Here’s a guide for handling the difficult people you’ll encounter if your team loses:
1. Realize that love isn’t conditional; it’s a practice of grace.
The best friendships simply don’t care about approval because their foundation rests on the practice of grace, not that your ideas line up the same. With this in mind, you might encounter your best friends making you angry about the loss. No matter what they do, remind yourself to show them grace. They know not what they’re doing . . .
2. Acknowledge the good plays the winning team made.

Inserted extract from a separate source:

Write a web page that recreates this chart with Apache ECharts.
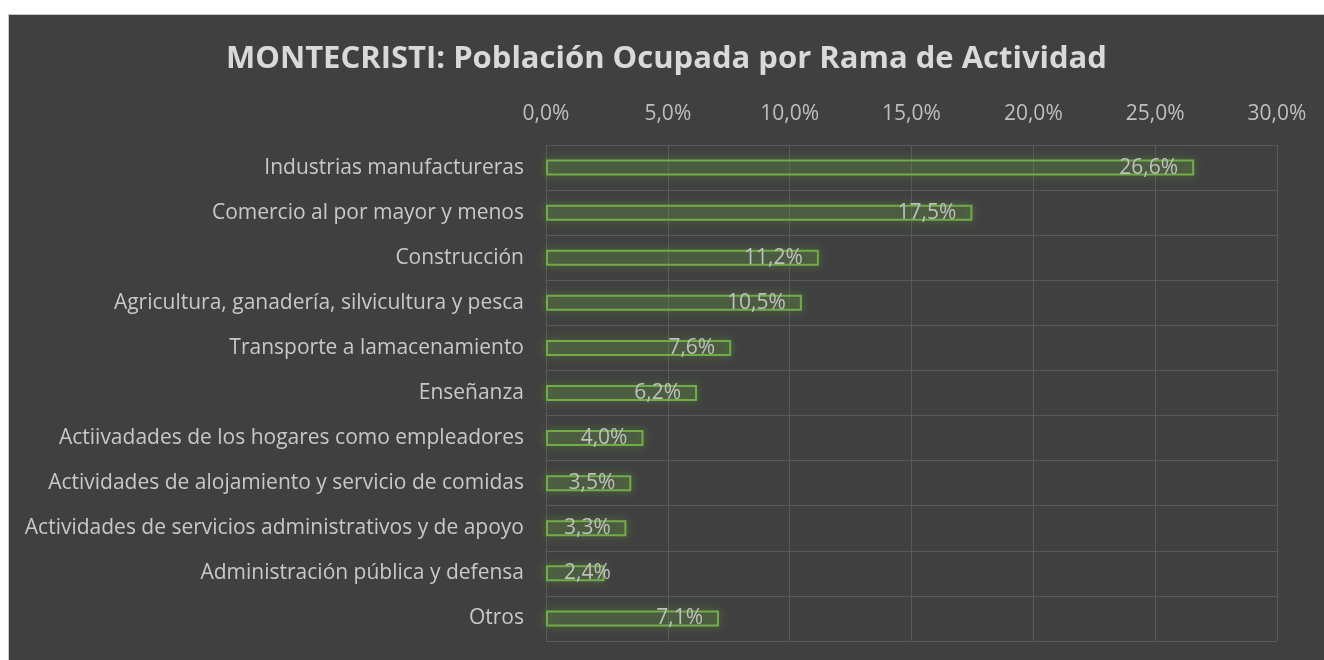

Don’t spread the rift wider than it has to be. Instead, as hard as it may be, try to get on common ground with your opponent. If they try rubbing the victory in your face, mention the good plays that your enemies’ team made. Once you guys start agreeing, find an exit to the conversation, and go rinse your mouth out after complimenting the other team (just kidding).
3. Keep silent.
The weird thing about your enemies is that they find amusement getting a rise out of it. If they know you’ll react strongly about a loss, they’ll bug you about it even more. To combat this, simply keep silent about the matter. Oftentimes, Jesus did this when Pharisees tried getting Him to react in strong ways, like in John 8:1-11. Jesus kept silent until after their persistence prompted Him to say something incredibly clever to end the conversation. This is what being silent does: it buys you time to think of something to say that’ll stop your opponents’ badgering.
4. Don’t draw attention to yourself.
Remember, if your team loses, humility is your best friend. Don’t stomp into your workplace and throw out all the good things that your team did. Admit the loss and subtract your team pride from the equation. If you know you’re going to get angry or upset from mentioning the game, don’t mention it or don’t bring up that you were rooting for the other team. Oftentimes, people don’t need to know what team you were rooting for. Simply retreat and get back to doing what you need to with your day.
5. Treat football as if it’s just a sport . . . because it is.
If all else fails, try to downplay the sport. Downplaying the sport is better than causing a rift in your friendships. Say things like, “Yea, it was just a silly game,” or, “I’m glad that’s over and we can get back to important matters.” Doing this will hopefully snap your enemy into the present.
The truth is, those who are rooting for the other team aren’t your enemies. They are your neighbors and friends who become difficult at one certain time of the year. Follow these few steps and you’ll survive this time keeping your sanity.
And as a practical example for living out these tips, don’t ask me what team I’ll be rooting for this Super Bowl. That’s my little secret.